The rare earth dispute is only part of a broader struggle over technology and supply chains. The EU automotive industry has been hit hard by shortages since the Dutch government took control of chipmaker Nexperia, a subsidiary of China’s Wingtech, in October 2025, citing governance concerns. China responded by imposing controls on chip exports, further disrupting European industry. After the Trump-Xi meeting, the White House reported that “China will take appropriate measures” to ensure the flow of chips from Nexperia’s facilities in China, which would “allow production of critical legacy chips to flow to the rest of the world.”

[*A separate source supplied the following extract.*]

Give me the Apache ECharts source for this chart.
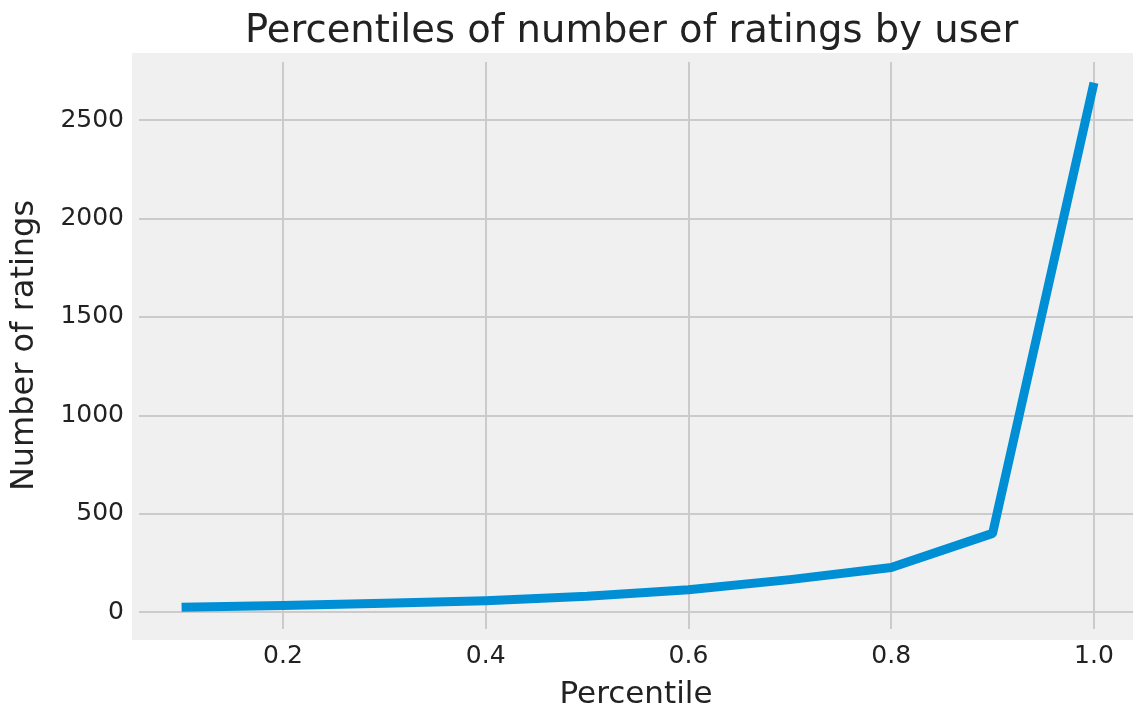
<!DOCTYPE html>
<html>
<head>
<meta charset="utf-8">
<script src="https://cdn.jsdelivr.net/npm/echarts@6/dist/echarts.min.js"></script>
<style>
html,body{margin:0;padding:0;background:#fff;}
#main{width:1133px;height:715px;}
</style>
</head>
<body>
<div id="main"></div>
<script>
// percentile -> number of ratings
var percentiles = [0.1, 0.2, 0.3, 0.4, 0.5, 0.6, 0.7, 0.8, 0.9, 1.0];
var ratingCounts = [25, 34, 45, 58, 80, 114, 165, 227, 400, 2690];
var xTicks = [0.2, 0.4, 0.6, 0.8, 1.0];
var yTicks = [0, 500, 1000, 1500, 2000, 2500];

var myChart = echarts.init(document.getElementById('main'));

var font = 'DejaVu Sans';
var points = [];
for (var i = 0; i < percentiles.length; i++) {
	points.push([percentiles[i], ratingCounts[i]]);
}

var options = {
	animation: false,
	backgroundColor: '#ffffff',
	title: {
		text: 'Percentiles of number of ratings by user',
		left: 240,
		top: 7,
		textStyle: { fontFamily: font, fontSize: 38.5, fontWeight: 'normal', color: '#222' }
	},
	// grey panel behind the plot
	graphic: [{
		type: 'rect',
		z: -10,
		shape: { x: 132, y: 53, width: 1001, height: 587 },
		style: { fill: '#f0f0f0' }
	}],
	grid: { left: 139, right: 0, top: 62, bottom: 83 },
	xAxis: {
		type: 'value',
		min: 0.058,
		max: 1.0385,
		name: 'Percentile',
		nameLocation: 'middle',
		nameGap: 50,
		nameTextStyle: { fontFamily: font, fontSize: 31, color: '#222' },
		axisLine: { show: false },
		axisTick: { show: false, customValues: xTicks },
		axisLabel: {
			customValues: xTicks,
			margin: 15,
			fontFamily: font, fontSize: 25, color: '#222',
			formatter: function (v) { return v.toFixed(1); }
		},
		splitLine: { show: true, lineStyle: { color: '#cbcbcb', width: 2 } }
	},
	yAxis: {
		type: 'value',
		min: -86,
		max: 2796,
		name: 'Number of ratings',
		nameLocation: 'middle',
		nameGap: 98,
		nameTextStyle: { fontFamily: font, fontSize: 32, color: '#222' },
		axisLine: { show: false },
		axisTick: { show: false, customValues: yTicks },
		axisLabel: {
			customValues: yTicks,
			margin: 15,
			fontFamily: font, fontSize: 25, color: '#222',
			formatter: function (v) { return String(v); }
		},
		splitLine: { show: true, lineStyle: { color: '#cbcbcb', width: 2 } }
	},
	series: [{
		type: 'line',
		data: points,
		symbol: 'none',
		lineStyle: { color: '#008fd5', width: 9, cap: 'butt', join: 'round' }
	}]
};
myChart.setOption(options);
</script>
</body>
</html>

Henna Virkkunen, the EU’s Tech Commissioner, met with Nexperia officials on October 31, 2025, and reaffirmed the EU’s determination to work towards a diplomatic breakthrough. The EU is also evaluating its Chips Act, rules introduced in 2023 to boost Europe’s share of the global microchip market and strengthen supply chain resilience. “It is clear that our supply chain lacks the resilience required, and we must draw the necessary lessons,” Virkkunen remarked.
Veteran economist Jeremy Siegel, quoted by Benzinga, had earlier criticized the U.S. for not having a strategic reserve of rare earth materials to counter China’s dominance, calling the situation “scandalous.” Meanwhile, analysts Julian Evans–Pritchard and Leah Fahy warned that China’s gambit could backfire, as the U.S. and allies might retaliate by restricting access to key aviation components or software like Microsoft Windows, which underpins most Chinese computers.
For now, the world waits to see if China’s rare earth suspension marks the start of a lasting détente or just a temporary pause in a long-running contest for technological supremacy. One thing is clear: the scramble for rare earths has exposed just how fragile—and fiercely contested—the world’s supply chains have become.